We're trying to get Sofia to put on her shoes and socks by herself more often. She CAN do it, I've seen her do it. But she wants MOMMY to do it for her. And she stomps her little feet and pouts and yells if I won't do it. So now I'm using rewards - and punishments - to entice her to be more self-reliant. Today, she was begging for a cookie, but I wouldn't give her one unless she put on her shoes and socks. And when she still refused, she was put in her car seat barefoot. She continued to ask for a cookie for a few more minutes, but then realized that I was actually serious (so then she fell asleep).

Yesterday morning she was also put in the car barefoot, but when we got to the boys' school, another friend was playing on the playground, and Sofia was willing to do the necessary work in order to get to play. Of course, she put the shoes on the opposite feet, and argued when I tried to tell her otherwise. Then when she stood up, she kept shaking out her feet, trying to figure out just what was wrong. It was pretty funny.

I got my bike back from its tune-up, but the front wheel is still crooked. I have to try to figure out how to adjust it, since the guys at this particular store aren't all that good. I bought the bike last year, along with a 3 year extended service plan, so the tune-ups are free, but that doesn't seem like such a great deal if the service is lousy. I might have to take it to the Real bike store to get it fixed, which will be annoying because then I'll have to pay them for the same thing I already am supposed to be getting for free. Sigh.

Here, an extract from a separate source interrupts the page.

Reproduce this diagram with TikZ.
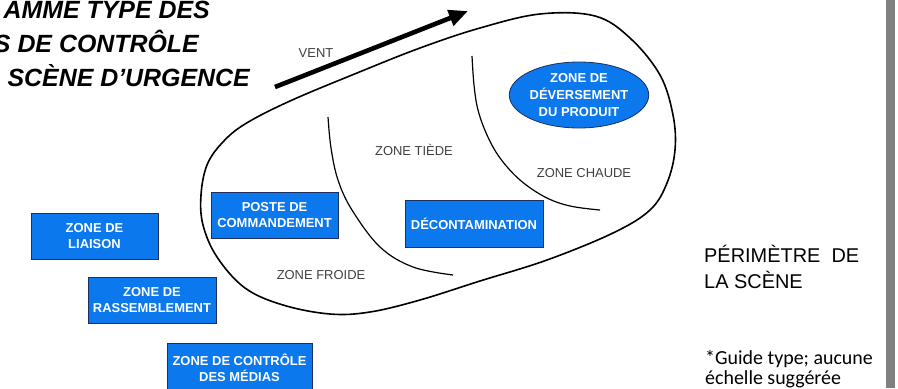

But I'm looking forward to riding again. Now that both boys have nice bikes (I got Micah a new one last weekend), and Sofia LOVES to ride in her seat on my bike, I'm hoping we can do more family day-trips. But that will also mean getting a better bike rack, since my old rack only holds 3 bikes, not 4.

Passover cleaning and cooking on the schedule for this weekend. Cleaning ladies come tomorrow, and then I can get serious. David already put all the Passover dishes and things into the garage, so I have easier access (instead of the basement). As long as the garage is too stuffed to put the cars in, I might as well use it as my "staging area" instead of my living room.

It's waaay after midnight already. I keep getting bad headaches because of the lousy rainy weather we've had this week, so at intermission I bought a can of Coke. Which means too much caffeine too late at night. But it helped the headache.